If you have cores to spare, maybe, maybe not. This is one of the things that needs to be optimized empirically... as I carefully argued "not always a win". On a dualcore router that method results in both ingress and egress cake instances sharing a single CPU (if the wan and lan interface are processed by CPU0, like the case for mvebu), which is rarely a good thing...

Yes, if you have enough CPUs that might be true...

No real data, if I would need to speculate I would guess that this might be helpful for cache memory, but as I said that is speculation...

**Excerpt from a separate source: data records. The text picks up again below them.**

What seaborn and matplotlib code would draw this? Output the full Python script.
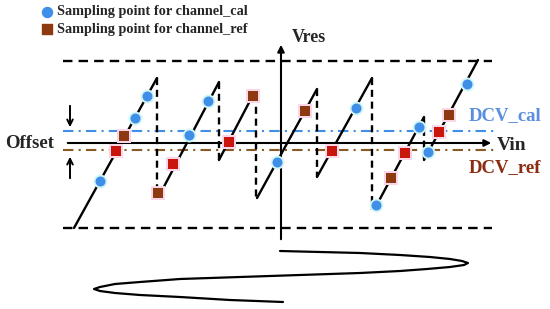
import matplotlib
matplotlib.use("Agg")
import matplotlib.pyplot as plt
import seaborn as sns
import pandas as pd

# sawtooth ramps (pixel-like schematic coordinates, y grows downward)
ramp_x0 = [74, 158, 219, 257, 317, 374, 424]
ramp_y0 = [228, 198, 160, 198, 177, 210, 160]
ramp_x1 = [157, 219, 253, 317, 372, 424, 478]
ramp_y1 = [78, 82, 95, 89, 78, 117, 60]

# dashed drops between ramps
drop_x = [157, 219, 256, 317, 372, 424]
drop_top = [78, 82, 95, 89, 78, 117]
drop_bot = [198, 160, 198, 177, 210, 160]

# sampling points
cal_x = [100, 135, 147, 189, 208, 277, 356, 376, 419, 428, 467]
cal_y = [181, 118, 96, 135, 101, 162, 108, 205, 127, 152, 84]
ref_x = [116, 124, 158, 173, 229, 253, 305, 332, 391, 405, 439, 449]
ref_y = [151, 136, 193, 164, 142, 96, 111, 151, 178, 153, 132, 115]
ref_shade = ["red", "brown", "brown", "red", "red", "brown",
             "brown", "red", "brown", "red", "red", "brown"]

# levels
full_top, full_bot = 61, 228
vin_y = 143
dcv_cal_y = 131
dcv_ref_y = 150

# spiral-ish curve under the axis
curve_x = [280, 320, 360, 400, 430, 450, 462, 468, 464, 450, 427, 400, 360, 300,
           240, 180, 140, 115, 100, 94, 100, 115, 140, 180, 230, 283]
curve_y = [251, 252, 253, 255, 257, 259, 261, 263, 265, 267, 269, 271, 273, 275,
           277, 279, 282, 284, 287, 289, 291, 293, 295, 297, 300, 302]

sns.set_style("white")
serif = ["Liberation Serif", "DejaVu Serif"]

blue = "#3f8fe8"
blue_txt = "#5a8fe0"
red = "#c8160c"
brown = "#8e3a10"
brown_line = "#8b5a22"
brown_txt = "#8b2c12"

fig = plt.figure(figsize=(5.5, 3.09), dpi=100)
ax = fig.add_axes([0, 0, 1, 1])
ax.set_xlim(0, 550)
ax.set_ylim(309, 0)
ax.axis("off")

# full-scale dashed bounds
for y in (full_top, full_bot):
    ax.plot([63, 492], [y, y], color="black", lw=1.7, dashes=(4, 2.6))

# DCV lines
ax.plot([63, 497], [dcv_cal_y, dcv_cal_y], color=blue, lw=1.5, dashes=(5, 2.5, 1, 2.5))
ax.plot([63, 497], [dcv_ref_y, dcv_ref_y], color=brown_line, lw=1.5, dashes=(5, 2.5, 1, 2.5))

# axes
ax.annotate("", xy=(494, vin_y), xytext=(65, vin_y),
            arrowprops=dict(arrowstyle="-|>", color="black", lw=1.5, mutation_scale=10))
ax.annotate("", xy=(281, 42), xytext=(281, 242),
            arrowprops=dict(arrowstyle="-|>", color="black", lw=1.5, mutation_scale=10))

# ramps
for i in range(len(ramp_x0)):
    seg = pd.DataFrame({"x": [ramp_x0[i], ramp_x1[i]], "y": [ramp_y0[i], ramp_y1[i]]})
    sns.lineplot(data=seg, x="x", y="y", ax=ax, color="black", lw=1.7, sort=False)
for i in range(len(drop_x)):
    ax.plot([drop_x[i], drop_x[i]], [drop_top[i], drop_bot[i]], color="black",
            lw=1.7, dashes=(3, 2))

# offset arrows
ax.annotate("", xy=(70, 130), xytext=(70, 103),
            arrowprops=dict(arrowstyle="->", color="black", lw=1.4, mutation_scale=10))
ax.annotate("", xy=(70, 154), xytext=(70, 181),
            arrowprops=dict(arrowstyle="->", color="black", lw=1.4, mutation_scale=10))

# curve
ax.plot(curve_x, curve_y, color="black", lw=1.6, solid_capstyle="round")

# sampling points with faint halo
cal = pd.DataFrame({"x": cal_x, "y": cal_y})
ref = pd.DataFrame({"x": ref_x, "y": ref_y, "shade": ref_shade})
sns.scatterplot(data=cal, x="x", y="y", ax=ax, marker="o", s=100, color="#d2f6f7",
                linewidth=0, legend=False, zorder=4)
sns.scatterplot(data=ref, x="x", y="y", ax=ax, marker="s", s=110, color="#fad6e8",
                linewidth=0, legend=False, zorder=4)
sns.scatterplot(data=cal, x="x", y="y", ax=ax, marker="o", s=52, color=blue,
                linewidth=0, legend=False, zorder=5)
sns.scatterplot(data=ref, x="x", y="y", hue="shade", palette={"red": red, "brown": brown},
                ax=ax, marker="s", s=58, linewidth=0, legend=False, zorder=5)

# legend
ax.scatter([47], [12], marker="o", s=52, color=blue, zorder=5)
ax.scatter([47], [29], marker="s", s=58, color=brown, zorder=5)
ax.text(57, 12, "Sampling point for channel_cal", family=serif, weight="bold",
        fontsize=10.3, va="center", ha="left")
ax.text(57, 29, "Sampling point for channel_ref", family=serif, weight="bold",
        fontsize=10.3, va="center", ha="left")

# labels
ax.text(292, 38, "Vres", family=serif, weight="bold", fontsize=13, va="center", ha="left")
ax.text(497, 145, "Vin", family=serif, weight="bold", fontsize=14, va="center", ha="left")
ax.text(5, 143, "Offset", family=serif, weight="bold", fontsize=13.5, va="center", ha="left")
ax.text(469, 116, "DCV_cal", family=serif, weight="bold", fontsize=13.5, va="center",
        ha="left", color=blue_txt)
ax.text(469, 168, "DCV_ref", family=serif, weight="bold", fontsize=13.5, va="center",
        ha="left", color=brown_txt)

fig.savefig("out.png", dpi=100)
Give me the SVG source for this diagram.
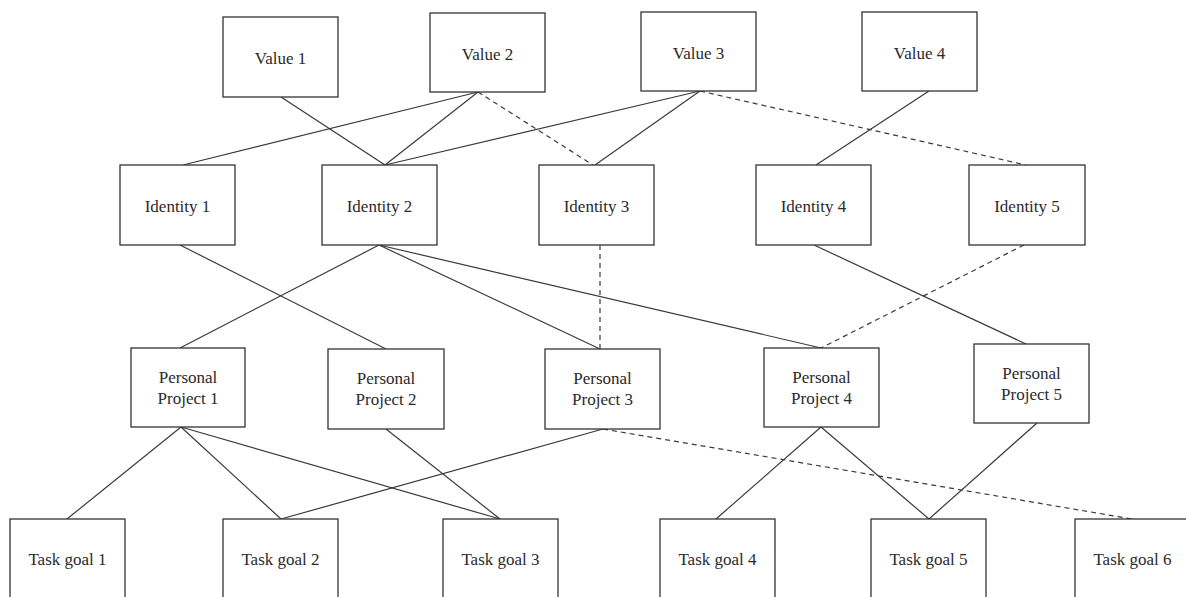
<svg xmlns="http://www.w3.org/2000/svg" width="1186" height="597" viewBox="0 0 1186 597">
<style>
.box{fill:#fff;stroke:#333;stroke-width:1.3}
.t{font-family:"Liberation Serif","Times New Roman",serif;font-size:17px;fill:#2a2a2a;text-anchor:middle}
.c line{stroke:#3a3a3a;stroke-width:1.2}
.c .d{stroke-dasharray:5,4}
</style>
<rect width="1186" height="597" fill="#fff"/>
<g class="c" id="connectors">
<line x1="281" y1="97" x2="385" y2="165"/>
<line x1="478" y1="92" x2="183" y2="165"/>
<line x1="478" y1="92" x2="385" y2="165"/>
<line x1="700" y1="91" x2="385" y2="165"/>
<line x1="700" y1="91" x2="595" y2="165"/>
<line x1="929" y1="91" x2="816" y2="165"/>
<line x1="180" y1="245" x2="386" y2="349"/>
<line x1="379" y1="245" x2="180" y2="348"/>
<line x1="379" y1="245" x2="600" y2="349"/>
<line x1="379" y1="245" x2="821" y2="348"/>
<line x1="814" y1="245" x2="1026" y2="344"/>
<line x1="181" y1="427" x2="67" y2="519"/>
<line x1="181" y1="427" x2="281" y2="519"/>
<line x1="181" y1="427" x2="500" y2="519"/>
<line x1="386" y1="429" x2="500" y2="519"/>
<line x1="603" y1="429" x2="281" y2="519"/>
<line x1="821" y1="427" x2="716" y2="519"/>
<line x1="821" y1="427" x2="929" y2="519"/>
<line x1="1037" y1="423" x2="929" y2="519"/>
<line class="d" x1="478" y1="92" x2="593" y2="165"/>
<line class="d" x1="700" y1="91" x2="1026" y2="165"/>
<line class="d" x1="600" y1="245" x2="600" y2="349"/>
<line class="d" x1="1024" y1="245" x2="821" y2="348"/>
<line class="d" x1="603" y1="429" x2="1132" y2="519"/>
</g>
<g id="value1"><rect class="box" x="223" y="17" width="115" height="80"/><text class="t" x="280.5" y="64">Value 1</text></g>
<g id="value2"><rect class="box" x="430" y="13" width="115" height="79"/><text class="t" x="487.5" y="60">Value 2</text></g>
<g id="value3"><rect class="box" x="641" y="12" width="115" height="79"/><text class="t" x="698.5" y="59">Value 3</text></g>
<g id="value4"><rect class="box" x="862" y="12" width="115" height="79"/><text class="t" x="919.5" y="59">Value 4</text></g>
<g id="identity1"><rect class="box" x="120" y="165" width="115" height="80"/><text class="t" x="177.5" y="212">Identity 1</text></g>
<g id="identity2"><rect class="box" x="322" y="165" width="115" height="80"/><text class="t" x="379.5" y="212">Identity 2</text></g>
<g id="identity3"><rect class="box" x="539" y="165" width="115" height="80"/><text class="t" x="596.5" y="212">Identity 3</text></g>
<g id="identity4"><rect class="box" x="756" y="165" width="115" height="80"/><text class="t" x="813.5" y="212">Identity 4</text></g>
<g id="identity5"><rect class="box" x="969" y="165" width="116" height="80"/><text class="t" x="1027" y="212">Identity 5</text></g>
<g id="pp1"><rect class="box" x="131" y="348" width="114" height="79"/><text class="t" x="188" y="383">Personal</text><text class="t" x="188" y="404">Project 1</text></g>
<g id="pp2"><rect class="box" x="328" y="349" width="116" height="80"/><text class="t" x="386" y="384">Personal</text><text class="t" x="386" y="405">Project 2</text></g>
<g id="pp3"><rect class="box" x="545" y="349" width="115" height="80"/><text class="t" x="602.5" y="384">Personal</text><text class="t" x="602.5" y="405">Project 3</text></g>
<g id="pp4"><rect class="box" x="764" y="348" width="115" height="79"/><text class="t" x="821.5" y="383">Personal</text><text class="t" x="821.5" y="404">Project 4</text></g>
<g id="pp5"><rect class="box" x="974" y="344" width="115" height="79"/><text class="t" x="1031.5" y="379">Personal</text><text class="t" x="1031.5" y="400">Project 5</text></g>
<g id="tg1"><rect class="box" x="10" y="519" width="115" height="90"/><text class="t" x="67.5" y="565">Task goal 1</text></g>
<g id="tg2"><rect class="box" x="223" y="519" width="115" height="90"/><text class="t" x="280.5" y="565">Task goal 2</text></g>
<g id="tg3"><rect class="box" x="443" y="519" width="115" height="90"/><text class="t" x="500.5" y="565">Task goal 3</text></g>
<g id="tg4"><rect class="box" x="660" y="519" width="115" height="90"/><text class="t" x="717.5" y="565">Task goal 4</text></g>
<g id="tg5"><rect class="box" x="871" y="519" width="115" height="90"/><text class="t" x="928.5" y="565">Task goal 5</text></g>
<g id="tg6"><rect class="box" x="1075" y="519" width="115" height="90"/><text class="t" x="1132.5" y="565">Task goal 6</text></g>
</svg>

As I said, whether or not to avoid the interrupt processing CPUs is hard to predict and should be tuned individually for each set-up...

hap1 · January 11, 2024, 10:30pm

Thank you! Appreciate your patience and responses to this thread and the other as well

fantom-x · January 12, 2024, 2:03am

Not sure that is always the case. The same core can process both hard and soft interrupts if there is room on the CPU. What I think you will do in this case, is kill “cache locality” (that is what I think it is called): you have to either send the data to the other core or will have it reload the data again. In short, there is benefit in reusing the same cores and only using other ones if the load is heavy.

system · January 22, 2024, 2:03am

This topic was automatically closed 10 days after the last reply. New replies are no longer allowed.